La Méditerranée de la fin de l’Antiquité fut le champ de bataille où s’affrontèrent les confessions abrahamiques. Le judaïsme avait un grand nombre d’adeptes dans le sud de l’Italie et en Afrique du Nord, et dans beaucoup de régions les juifs parlaient grec. En 400, l’élite de Minorque était constituée par les familles juives de Magona (la moderne Mao). Deux siècles et demi plus tard, les juifs berbères régnaient apparemment en maîtres sur des terres que l’Empire byzantin n’avait pas soumises – beaucoup étaient les descendants de païens. Ces succès du judaïsme s’étaient produits en dépit d’une législation impériale de plus en plus sévère, qui visait à interdire aux juifs les postes les mettant en situation de commander à des chrétiens, et empêchant la construction de nouvelles synagogues.
Une attitude recommandée dans les écrits d’Augustin d’Hippone – saint Augustin – au ve siècle. Le célèbre théologien soutint que les juifs avaient le droit de vivre en pays chrétien, mais sous un statut inférieur, en tant que gardiens du texte original de l’Ancien Testament, qu’ils n’avaient pas su interpréter comme une preuve de la vérité chrétienne. Les rois wisigoths d’Espagne, convertis au catholicisme en 589, après avoir adopté l’arianisme en 341, initièrent des persécutions contre les juifs, considérés, au même titre que les païens, comme des exceptions à la norme chrétienne. Mais ces persécutions restèrent elles-mêmes une exception et les juifs purent souvent continuer à vivre paisiblement comme fermiers, artisans ou commerçants.

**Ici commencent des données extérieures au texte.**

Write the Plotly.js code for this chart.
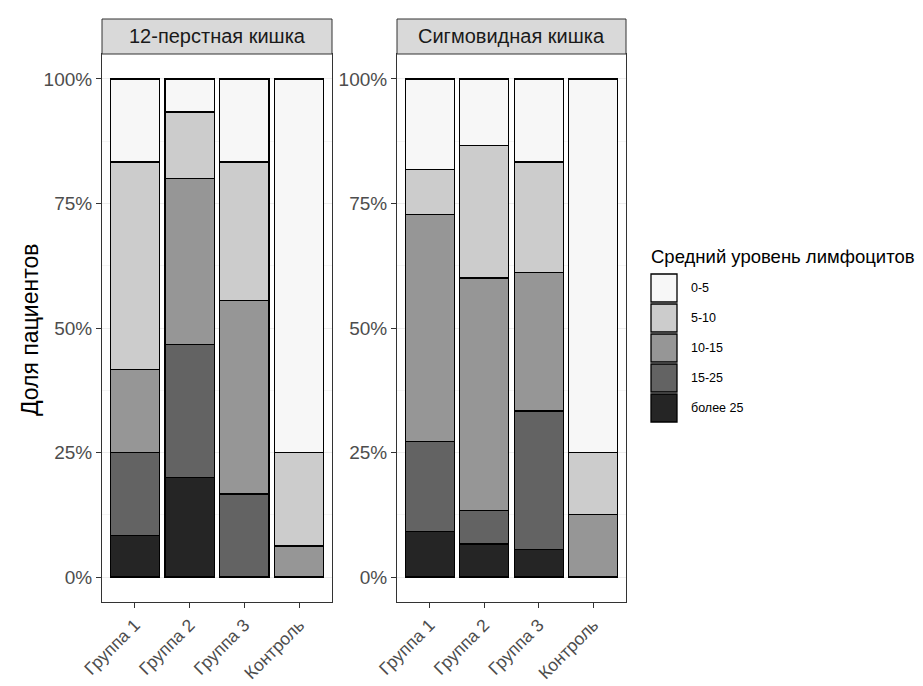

La troisième religion qui transforma la mer Intérieure fut l’islam, apparu non loin de la mer Rouge au début du viie siècle. Pendant des siècles, elle se tourna à la fois vers la Perse, en Orient, et vers la Méditerranée, en Occident. Son appel s’adressa d’abord aux juifs et aux païens de la péninsule Arabique. Ses premiers adeptes, à l’origine de son expansion, furent des Arabes convaincus qu’Allah leur avait confié la mission de diriger le monde – sans nécessairement le convertir, au moins dans un premier temps. Mais l’islam partageait beaucoup d’attitudes et de préoccupations avec le judaïsme et la chrétienté. Son insistance sur l’absolue unicité de Dieu était un trait central du judaïsme. Comme ce dernier, il dotait ses adeptes d’un ensemble de règles touchant tous les aspects de leur vie quotidienne, y compris leur régime alimentaire. Dans le même temps, l’islam tenait Jésus et Marie en grand honneur, et considérait les juifs et les chrétiens comme des fidèles égarés du même Dieu, Allah, plutôt que comme des déviants définitifs.
Ces dispositions contribuèrent à convaincre des chrétiens rebelles de le rejoindre. notamment quand les armées arabes se lancèrent à la conquête de la Syrie et du Liban, où l’on trouvait beaucoup de monophysites. « Islam » signifie « soumission ». Celle-ci adopte deux formes : sur le plan politique, elle est soumission à autorité des califes ; sur le plan religieux, à la religion prêchée par Mahomet. L’islam s’accorda plus difficilement avec les nouveaux musulmans, non arabes, désignés comme mawali, les « clients », qu’avec les juifs et les chrétiens, qui acceptaient l’autorité politique des conquérants. Mais ses conquêtes privèrent l’Empire romain du grenier à blé égyptien et de riches cités en Syrie et en Afrique du Nord. Ces pertes, en retour, renforcèrent l’orientation grecque orthodoxe de l’Empire byzantin.